Angling and watersports is the main draw for residents and visitors of Devils Lake. The town spans over 160,000 acres and is the largest body of water in the entire state, making it a prized location for record-breaking fish catches and other outdoor recreational activities. Those who don’t like fishing can head to Graham Island for bird-watching, people-watching, and camping. Or just spend the day wandering the Devils Lake downtown, including the Lake Region Heritage Center, to learn all about the pioneering days.
This historic midpoint between Bismarck and Fargo was founded in 1872 and has been dubbed the “Pride of the Prairie.” Experience what the pioneering days were like at Jamestown’s Frontier Village, a recreation of prairie town life according to the novel “Writer’s Shack” by Louis L’Amour. There is also the world’s largest buffalo monument to photograph, and the National Buffalo Museum, where the world’s only albino bison grazes happily.
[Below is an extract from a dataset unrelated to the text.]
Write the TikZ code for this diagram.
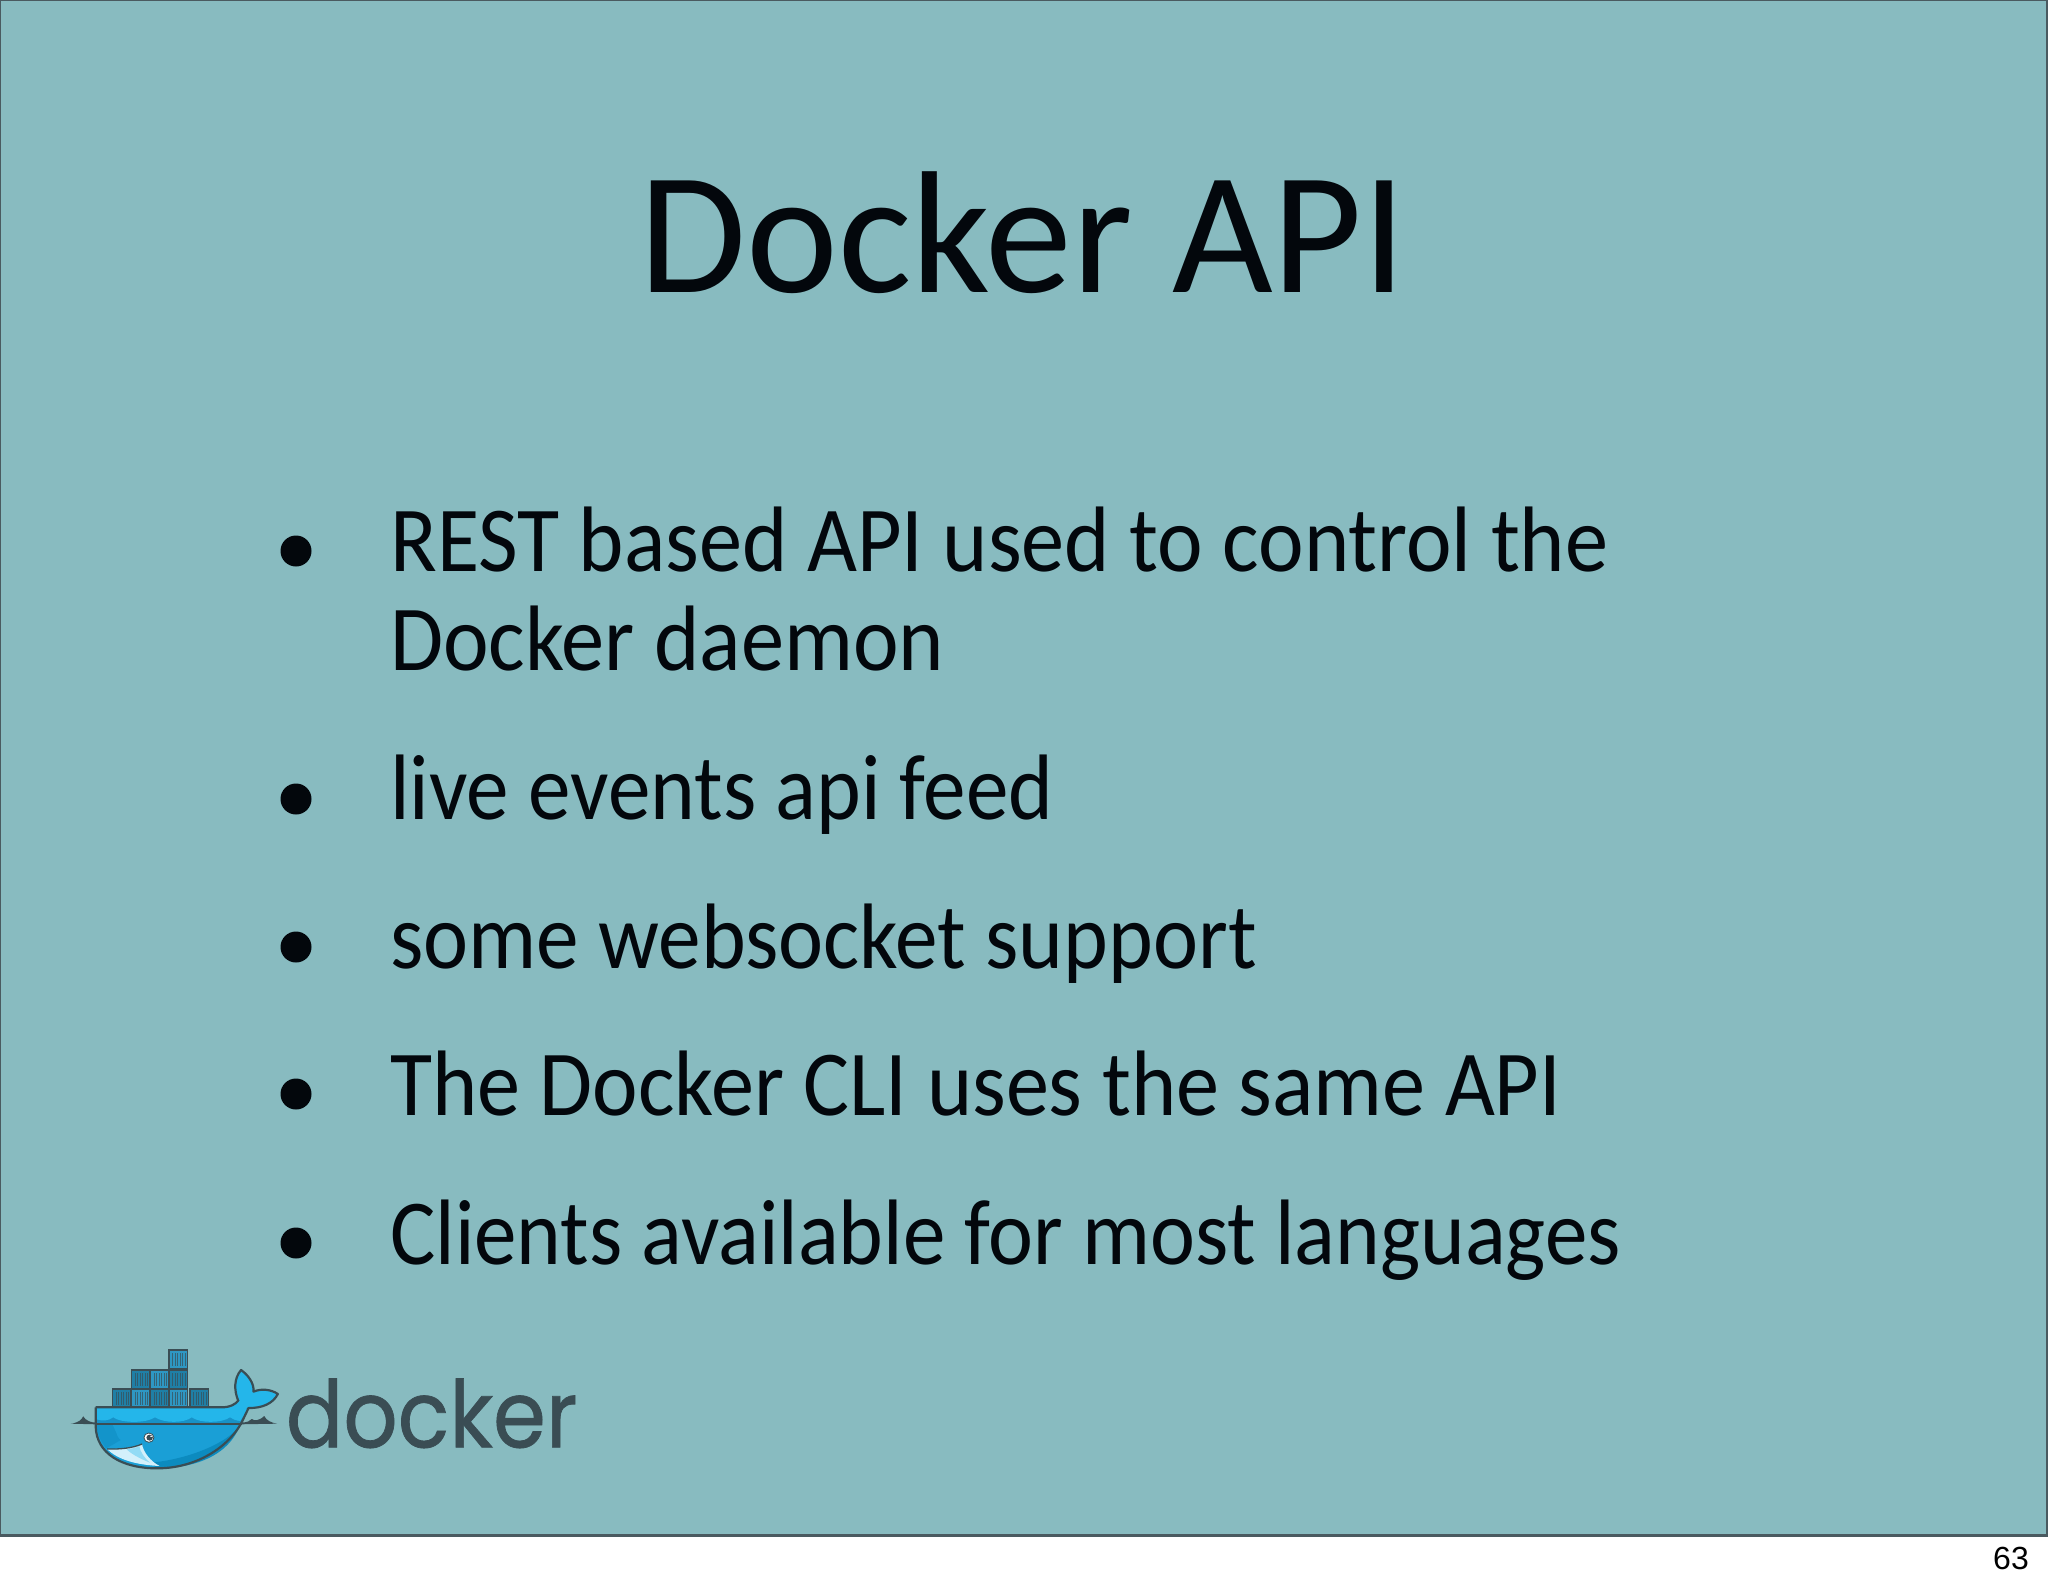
\documentclass[tikz,border=0pt]{standalone}
\usepackage{fontspec}
\setmainfont{Carlito}
\newfontfamily\logofont[FakeBold=0.8]{Poppins}
\newfontfamily\numfont{Liberation Sans}
\definecolor{slidebg}{HTML}{88BBC0}
\definecolor{framecol}{HTML}{4A5A60}
\definecolor{inkcol}{HTML}{03070C}
\definecolor{logoink}{HTML}{3A4D54}
\definecolor{hullup}{HTML}{24B6EA}
\definecolor{hullband}{HTML}{1792C8}
\definecolor{hullmid}{HTML}{1A9FD6}
\definecolor{hulldark}{HTML}{1394CA}
\definecolor{hulllow}{HTML}{0C8BBF}
\definecolor{boxa}{HTML}{1F7FA6}
\definecolor{boxb}{HTML}{2E97C3}
\tikzset{
  bodytext/.style={anchor=base west,inner sep=0pt,text=inkcol,font=\fontsize{93}{93}\selectfont},
  bulletdot/.style={circle,fill=inkcol,draw=none,minimum size=31pt,inner sep=0pt},
  logoline/.style={draw=logoink,line width=2.2pt,line join=round},
}
\newcommand{\crate}[3]{%
  \fill[#3,draw=logoink,line width=1.6pt] (#1,#2) rectangle +(52,55);
  \foreach \s in {10,17,24,31,38,45}{\draw[logoink!70!#3,line width=0.7pt] (#1+\s,#2+9) -- (#1+\s,#2+47);}
}
\begin{document}
\begin{tikzpicture}[x=1pt,y=-1pt]
\useasboundingbox (0,0) rectangle (2048,1587);
\fill[white] (0,0) rectangle (2048,1587);
\fill[slidebg,draw=framecol,line width=1.5pt] (0.5,0.5) rectangle (2047,1535);
\draw[framecol,line width=2.5pt] (0,1535.5) -- (2048,1535.5);
\node[anchor=base,inner sep=0pt,text=inkcol,font=\fontsize{174}{174}\selectfont] (title) at (1023,292) {Docker API};
\node[bulletdot] (b1) at (296,551) {};
\node[bulletdot] (b2) at (296,799) {};
\node[bulletdot] (b3) at (296,947) {};
\node[bulletdot] (b4) at (296,1094) {};
\node[bulletdot] (b5) at (296,1243) {};
\node[bodytext] (l1) at (390,571) {\scalebox{0.928}[1]{REST based API used to control the}};
\node[bodytext] (l1b) at (390,670) {\scalebox{0.929}[1]{Docker daemon}};
\node[bodytext] (l2) at (390,819) {\scalebox{0.916}[1]{live events api feed}};
\node[bodytext] (l3) at (390,968) {\scalebox{0.917}[1]{some websocket support}};
\node[bodytext] (l4) at (390,1115) {\scalebox{0.927}[1]{The Docker CLI uses the same API}};
\node[bodytext] (l5) at (390,1264) {\scalebox{0.915}[1]{Clients available for most languages}};
\node[anchor=base east,inner sep=0pt,text=black,font=\numfont\fontsize{32}{32}\selectfont] (page) at (2029,1569) {63};
% logo, drawn in crop coordinates
\begin{scope}[shift={(50,1320)},x=0.3571pt,y=-0.3333pt]
  \crate{333}{90}{boxb}
  \crate{228}{150}{boxa}\crate{281}{150}{boxb}\crate{333}{150}{boxa}
  \crate{175}{207}{boxa}\crate{228}{207}{boxb}\crate{281}{207}{boxa}\crate{333}{207}{boxb}\crate{392}{207}{boxa}
  % water
  \fill[logoink] (58,311) .. controls (80,308) and (88,300) .. (93,289) .. controls (100,302) and (115,308) .. (130,308) -- (130,313) -- cycle;
  \fill[logoink] (530,308) .. controls (555,308) and (560,302) .. (565,297) .. controls (572,303) and (585,303) .. (600,288) .. controls (606,302) and (620,308) .. (636,311) -- (530,313) -- cycle;
  % hull
  \path[fill=hullmid] (128,262) -- (128,320) .. controls (130,400) and (200,445) .. (300,445) .. controls (420,445) and (510,370) .. (540,300) -- (558,262) -- cycle;
  \fill[hullband] (128,290) -- (540,290) -- (530,311) -- (128,311) -- cycle;
  \fill[hullup] (128,264) -- (480,264) .. controls (510,262) and (525,250) .. (535,235) -- (556,262) -- (533,303) .. controls (522,302) and (512,298) .. (504,292) .. controls (480,310) and (420,310) .. (397,292) .. controls (375,310) and (320,310) .. (294,292) .. controls (270,310) and (200,310) .. (177,292) .. controls (165,302) and (148,304) .. (130,298) -- cycle;
  \fill[hulldark] (130,313) -- (530,313) .. controls (470,322) and (300,322) .. (240,340) .. controls (205,352) and (185,370) .. (157,385) .. controls (140,360) and (131,340) .. (130,313) -- cycle;
  \fill[hullmid] (175,313) -- (530,313) .. controls (470,325) and (330,322) .. (240,352) .. controls (215,360) and (195,368) .. (190,350) .. controls (185,335) and (180,325) .. (175,313) -- cycle;
  \fill[hulllow] (280,428) .. controls (380,420) and (500,370) .. (532,315) .. controls (500,410) and (400,445) .. (300,445) -- cycle;
  % tail
  \path[fill=hullup,logoline] (527,242) .. controls (515,210) and (515,175) .. (535,150) .. controls (555,165) and (572,190) .. (570,215) .. controls (590,205) and (620,208) .. (638,222) .. controls (625,250) and (595,265) .. (555,264) .. controls (545,262) and (535,250) .. (527,242) -- cycle;
  \fill[hullup] (524,246) -- (540,236) -- (560,255) -- (545,272) -- cycle;
  % belly
  \fill[white!80!hullup] (160,387) .. controls (195,388) and (230,385) .. (258,372) .. controls (260,395) and (282,425) .. (307,438) .. controls (245,435) and (190,420) .. (160,387) -- cycle;
  \fill[white!50!hullup] (215,388) .. controls (230,386) and (245,382) .. (250,378) .. controls (252,395) and (265,415) .. (280,428) .. controls (250,415) and (225,400) .. (215,388) -- cycle;
  \draw[logoink,line width=1.3pt] (160,387) .. controls (195,388) and (230,385) .. (258,372);
  % outline
  \draw[logoline] (128,262) -- (480,262) .. controls (505,262) and (520,252) .. (527,242);
  \draw[logoline] (128,262) -- (128,320) .. controls (130,400) and (200,445) .. (300,445) .. controls (420,445) and (510,370) .. (540,300) -- (556,264);
  \draw[logoink,line width=2.2pt] (128,311) -- (538,311);
  % eye
  \fill[white,draw=logoink,line width=0.8pt] (277,353) circle (14);
  \fill[logoink] (279,353) circle (9);
  \fill[white] (283,349) circle (2.5);
  \node[anchor=base west,inner sep=0pt,text=logoink,font=\logofont\fontsize{93}{93}\selectfont] (logoword) at (660,382) {\scalebox{0.914}[1]{docker}};
\end{scope}
\end{tikzpicture}
\end{document}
In 1880, this small town was founded by Joseph Lynn Colton and was a huge hub for the Northern Pacific Railroad. Presently, the town is still pivotal in history for the preserved homes and structures, such as the beautiful Lisbon Opera House. Lisbon is the host of many concerts, community plays and events, making is a great place for families to visit. Nature lovers will find Sandager Park, which overlooks the Sheyenne River, to be a summertime wonderland of campgrounds and pools. And for the parents? Check out Prairiewood Winery for tours and tastings.